Whether they can collect the money while Imgur aren't doing business in the UK is a different argument, but it's not particularly controversial that a country can fine a business operating in its jurisdiction for violating that country's laws. Even if those laws are authoritarian bullshit.
Sure, I'm only saying that I don't think there's much they can do by way of enforcement if the company decides to stop doing business there, especially over fines this small (it's not like the UK will push to extradite over this).
Honestly, that's the most noteworthy part of this. The EU hasn't pursued any site that just blocks EU access (see any number of US sites than aren't GDPR compliant and I can't access from Europe). The UK is threatening to do something nobody else has really done before. It's crazy, imo, because I can see a whole lot of sites immediately blocking the UK to avoid any potential litigation.

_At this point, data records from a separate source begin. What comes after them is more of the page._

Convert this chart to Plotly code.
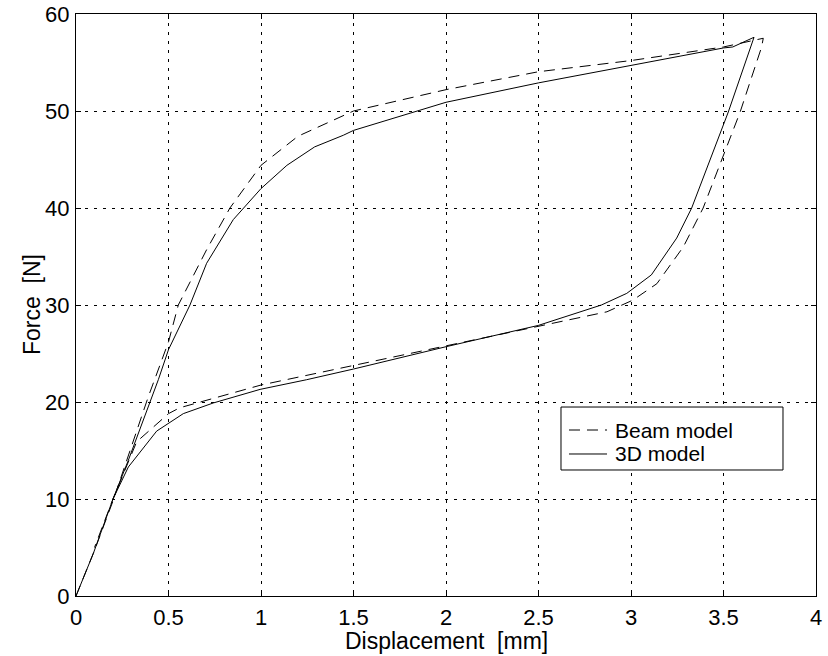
import plotly.graph_objects as go

beam_x = [0, 0.1, 0.2, 0.39, 0.5, 0.553, 0.706, 0.832, 1.0, 1.2, 1.5, 2.0, 2.5, 3.0, 3.5, 3.715,
          3.706, 3.59, 3.39, 3.283, 3.14, 3.01, 2.87, 2.5, 2.0, 1.5, 1.0, 0.56, 0.5, 0.328, 0.2, 0.1]
beam_y = [0, 4.7, 9.8, 20.5, 26.2, 30.0, 35.7, 40.0, 44.4, 47.4, 50.0, 52.2, 54.05, 55.2, 56.6, 57.5,
          56.6, 49.9, 40.0, 36.0, 32.2, 30.5, 29.3, 27.8, 25.8, 23.8, 21.75, 19.4, 18.8, 15.9, 10.0, 5.0]

model3d_x = [0, 0.094, 0.2, 0.283, 0.445, 0.5, 0.616, 0.706, 0.85, 1.0, 1.14, 1.29, 1.445, 1.5, 2.0, 2.5,
             3.0, 3.5, 3.55, 3.665, 3.526, 3.328, 3.247, 3.11, 2.977, 2.84, 2.5, 2.0, 1.5, 1.247, 0.995,
             0.742, 0.58, 0.436, 0.283, 0.2]
model3d_y = [0, 4.4, 10.0, 14.0, 22.3, 25.4, 30.0, 34.3, 38.8, 42.0, 44.4, 46.3, 47.5, 48.0, 50.9, 52.9,
             54.7, 56.5, 56.6, 57.6, 49.9, 40.0, 36.9, 33.1, 31.2, 30.0, 27.9, 25.7, 23.4, 22.3, 21.3,
             19.9, 18.8, 17.0, 13.3, 10.0]

x_ticks = [0, 0.5, 1, 1.5, 2, 2.5, 3, 3.5, 4]
y_ticks = [0, 10, 20, 30, 40, 50, 60]
series_names = ["Beam model", "3D model"]

FAM = "Liberation Sans, Arial, sans-serif"
DASH = "11px,7px"

fig = go.Figure()
fig.add_trace(go.Scatter(x=beam_x, y=beam_y, mode="lines", name=series_names[0],
                         line=dict(color="black", width=1, dash=DASH)))
fig.add_trace(go.Scatter(x=model3d_x, y=model3d_y, mode="lines", name=series_names[1],
                         line=dict(color="black", width=1)))

tickfont = dict(family=FAM, size=22, color="black")
axis_common = dict(showline=True, linecolor="black", linewidth=1, mirror="ticks",
                   ticks="inside", ticklen=5, tickcolor="black",
                   showgrid=True, gridcolor="black", gridwidth=1, griddash="3px,6px",
                   zeroline=False, tickfont=tickfont, automargin=False)

fig.update_xaxes(range=[0, 4], tickvals=x_ticks, ticktext=[str(v) for v in x_ticks],
                 ticklabelstandoff=2, **axis_common)
fig.update_yaxes(range=[0, 60], tickvals=y_ticks, ticktext=[str(v) for v in y_ticks],
                 ticklabelstandoff=1, **axis_common)

titlefont = dict(family=FAM, size=23, color="black")
fig.add_annotation(text="Displacement  [mm]", xref="paper", yref="paper", x=0.5, y=0,
                   yshift=-30, xanchor="center", yanchor="top", showarrow=False, font=titlefont)
fig.add_annotation(text="Force  [N]", xref="paper", yref="paper", x=0, y=0.5, xshift=-44,
                   textangle=-90, xanchor="center", yanchor="middle", showarrow=False, font=titlefont)

# manual legend (box, line samples, labels) in paper coordinates
leg_x0, leg_x1, leg_y0, leg_y1 = 0.6554, 0.9554, 0.2165, 0.3247
fig.add_shape(type="rect", xref="paper", yref="paper", x0=leg_x0, x1=leg_x1, y0=leg_y0, y1=leg_y1,
              line=dict(color="black", width=1), fillcolor="white", layer="above")
row_y = [0.2852, 0.2440]
dashes = [DASH, "solid"]
for name, ry, d in zip(series_names, row_y, dashes):
    fig.add_shape(type="line", xref="paper", yref="paper", x0=0.6662, x1=0.7176, y0=ry, y1=ry,
                  line=dict(color="black", width=1, dash=d), layer="above")
    fig.add_annotation(text=name, xref="paper", yref="paper", x=0.727, y=ry, xanchor="left",
                       yanchor="middle", showarrow=False, borderpad=0,
                       font=dict(family=FAM, size=21, color="black"))

fig.update_layout(
    width=828, height=656,
    margin=dict(l=76, r=12, t=14, b=60),
    plot_bgcolor="white", paper_bgcolor="white",
    showlegend=False,
)

fig.write_html("out.html")
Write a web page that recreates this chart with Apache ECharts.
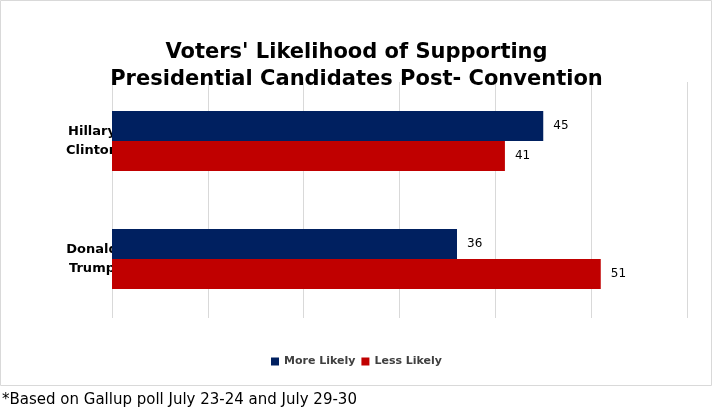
<!DOCTYPE html>
<html>
<head>
<meta charset="utf-8">
<script src="https://cdn.jsdelivr.net/npm/echarts@6/dist/echarts.min.js"></script>
<style>
  html, body { margin: 0; padding: 0; background: #fff; }
  #chart { width: 713px; height: 410px; }
</style>
</head>
<body>
<div id="chart"></div>
<script>
var candidates = ['Hillary\nClinton', 'Donald\nTrump'];
var moreLikely = [45, 36];
var lessLikely = [41, 51];

(function () {
  var chart = echarts.init(document.getElementById('chart'));
  var font = 'DejaVu Sans, Verdana, sans-serif';
  var option = {
    textStyle: { fontFamily: font },
    title: {
      text: "Voters' Likelihood of Supporting\nPresidential Candidates Post- Convention",
      left: 'center',
      top: 34,
      textStyle: { fontSize: 21, fontWeight: 'bold', color: '#000', lineHeight: 27, fontFamily: font }
    },
    legend: {
      bottom: 38,
      left: 'center',
      itemWidth: 8,
      itemHeight: 8,
      itemGap: 6,
      icon: 'rect',
      textStyle: { fontSize: 11, fontWeight: 'bold', color: '#404040', fontFamily: font }
    },
    grid: { left: 112, right: 26, top: 82, bottom: 92 },
    xAxis: {
      type: 'value',
      min: 0,
      max: 60,
      interval: 10,
      axisLabel: { show: false },
      axisLine: { show: false },
      axisTick: { show: false },
      splitLine: { lineStyle: { color: '#d9d9d9' } }
    },
    yAxis: {
      type: 'category',
      inverse: true,
      data: candidates,
      axisTick: { show: false },
      axisLine: { show: false },
      axisLabel: { fontSize: 13, fontWeight: 'bold', color: '#000', margin: 20, align: 'center', lineHeight: 19, padding: [0, 0, 0, 0] }
    },
    series: [
      {
        name: 'More Likely',
        type: 'bar',
        data: moreLikely,
        barWidth: 30,
        barGap: '0%',
        itemStyle: { color: '#002060' },
        label: { show: true, position: 'right', distance: 10, color: '#000', fontSize: 12, fontFamily: font }
      },
      {
        name: 'Less Likely',
        type: 'bar',
        data: lessLikely,
        barWidth: 30,
        itemStyle: { color: '#c00000' },
        label: { show: true, position: 'right', distance: 10, color: '#000', fontSize: 12, fontFamily: font }
      }
    ],
    graphic: [
      {
        type: 'rect',
        shape: { x: 0.5, y: 0.5, width: 711, height: 385 },
        style: { fill: 'none', stroke: '#d9d9d9', lineWidth: 1 },
        silent: true
      },
      {
        type: 'text',
        left: 2,
        top: 393,
        style: { text: '*Based on Gallup poll July 23-24 and July 29-30', fontSize: 15, fill: '#000', fontFamily: font }
      }
    ]
  };
  chart.setOption(option);
})();
</script>
</body>
</html>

> The UK is threatening to do something nobody else has really done before.
And what is that exactly?
>see any number of US sites than aren't GDPR compliant and I can't access from Europe
1. Make sites gdpr compliant by installing an extension or two. 2. Use a vpn to pretend to be not from Europe.
Thanks. That needs to be in an HN guide somewhere, along with: online services cost money to run so don't be surprised that they need either fees or advertising.
Being accessible over the internet from a country can't be the same as having a physical presence there. Otherwise, anyone putting any content on the internet needs to comply with the laws of every single country.